Why does check return Error(val) where val is the failing input, rather than just Error("property failed")?

Knowing which value triggered the failure is the whole point of property testing. A bare error message tells you the test failed; the failing value tells you what to investigate. In a real library, you would then pass that value to a shrinker to find the minimal failing case. Returning Error(val) also keeps the return type polymorphic in a, meaning check works for any generator without needing a separate error type.

The int_between(0, 10) generator uses raw % range to stay in bounds. What goes wrong if lo > hi?

range = hi - lo + 1 becomes zero or negative. Division by zero in Erlang raises a badarith exception, crashing the process. A production generator would validate that lo <= hi and return Error or panic with a useful message. For this lesson, the contract is that lo <= hi; violating it is a programming error, not a runtime event to handle.

Exercises

String generator (15 minutes)

Write string_of(chars: List(String), len: Int) -> Gen(String) that generates a string of exactly len characters chosen randomly from chars.
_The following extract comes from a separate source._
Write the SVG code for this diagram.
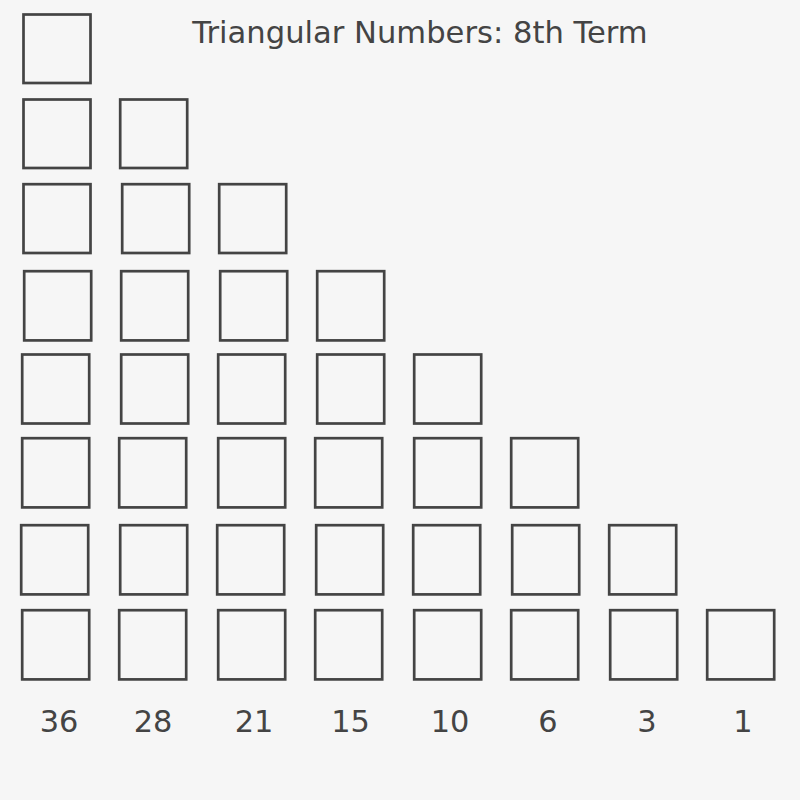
<svg xmlns="http://www.w3.org/2000/svg" width="800" height="800" viewBox="0 0 800 800">
<style>
.sq{fill:none;stroke:#444;stroke-width:2.7}
.t{font-family:"DejaVu Sans",Verdana,sans-serif;fill:#444;text-anchor:middle}
.title{font-size:30.6px}
.lbl{font-size:30.4px}
</style>
<rect width="800" height="800" fill="#f6f6f6"/>
<text class="t title" x="420" y="43.3">Triangular Numbers: 8th Term</text>
<g id="squares">
<g id="row1"><rect class="sq" x="23.5" y="14.5" width="67" height="68.5"/></g>
<g id="row2">
<rect class="sq" x="23.5" y="99.5" width="67" height="68.5"/>
<rect class="sq" x="120.2" y="99.5" width="67" height="68.5"/>
</g>
<g id="row3">
<rect class="sq" x="23.5" y="184.2" width="67" height="68.8"/>
<rect class="sq" x="122.2" y="184.2" width="67" height="68.8"/>
<rect class="sq" x="219.2" y="184.2" width="67" height="68.8"/>
</g>
<g id="row4">
<rect class="sq" x="24.2" y="271.2" width="67" height="69.2"/>
<rect class="sq" x="121.2" y="271.2" width="67" height="69.2"/>
<rect class="sq" x="220.2" y="271.2" width="67" height="69.2"/>
<rect class="sq" x="317.2" y="271.2" width="67" height="69.2"/>
</g>
<g id="row5">
<rect class="sq" x="22.2" y="354.5" width="67" height="69"/>
<rect class="sq" x="121.2" y="354.5" width="67" height="69"/>
<rect class="sq" x="218.2" y="354.5" width="67" height="69"/>
<rect class="sq" x="317.2" y="354.5" width="67" height="69"/>
<rect class="sq" x="414.2" y="354.5" width="67" height="69"/>
</g>
<g id="row6">
<rect class="sq" x="22.2" y="438.2" width="67" height="69.2"/>
<rect class="sq" x="119.2" y="438.2" width="67" height="69.2"/>
<rect class="sq" x="218.2" y="438.2" width="67" height="69.2"/>
<rect class="sq" x="315.2" y="438.2" width="67" height="69.2"/>
<rect class="sq" x="414.2" y="438.2" width="67" height="69.2"/>
<rect class="sq" x="511.2" y="438.2" width="67" height="69.2"/>
</g>
<g id="row7">
<rect class="sq" x="21.2" y="525.2" width="67" height="69.2"/>
<rect class="sq" x="120.2" y="525.2" width="67" height="69.2"/>
<rect class="sq" x="217.2" y="525.2" width="67" height="69.2"/>
<rect class="sq" x="316.2" y="525.2" width="67" height="69.2"/>
<rect class="sq" x="413.2" y="525.2" width="67" height="69.2"/>
<rect class="sq" x="512.2" y="525.2" width="67" height="69.2"/>
<rect class="sq" x="609.2" y="525.2" width="67" height="69.2"/>
</g>
<g id="row8">
<rect class="sq" x="22.2" y="610.2" width="67" height="69.2"/>
<rect class="sq" x="119.2" y="610.2" width="67" height="69.2"/>
<rect class="sq" x="218.2" y="610.2" width="67" height="69.2"/>
<rect class="sq" x="315.2" y="610.2" width="67" height="69.2"/>
<rect class="sq" x="414.2" y="610.2" width="67" height="69.2"/>
<rect class="sq" x="511.2" y="610.2" width="67" height="69.2"/>
<rect class="sq" x="610.2" y="610.2" width="67" height="69.2"/>
<rect class="sq" x="707.2" y="610.2" width="67" height="69.2"/>
</g>
</g>
<g id="labels">
<text class="t lbl" x="59" y="732">36</text>
<text class="t lbl" x="153" y="732">28</text>
<text class="t lbl" x="254" y="732">21</text>
<text class="t lbl" x="350.5" y="732">15</text>
<text class="t lbl" x="450" y="732">10</text>
<text class="t lbl" x="548" y="732">6</text>
<text class="t lbl" x="647" y="732">3</text>
<text class="t lbl" x="743" y="732">1</text>
</g>
</svg>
Use list_of and int_between(0, list.length(chars) - 1) as the character picker. Write a property test confirming that every generated string has the right length.

Roundtrip property (15 minutes)

Using int_between, write a property test for the encode/decode roundtrip from the binary lesson: for any integer in the range that the packer supports, decode(encode(n)) == n. Run 500 trials.

Shrinking (20 minutes)

Add a shrink_int(n: Int) -> List(Int) function that returns a list of smaller candidate values to try: [0, n / 2, n - 1] (filtered to remove duplicates and values equal to n). Modify do_check to call shrink_int on the first failing value and keep shrinking as long as smaller values also fail, returning the smallest failing value found. Test that a property like n < 3 produces a counterexample of exactly 3.

Pair generator (10 minutes)

Write pair_of(gen_a: Gen(a), gen_b: Gen(b)) -> Gen(#(a, b)) that generates a pair by running both generators in sequence, threading the seed through. Use it to write a property test confirming that dict.merge(a, b) always contains at least as many keys as dict.size(a).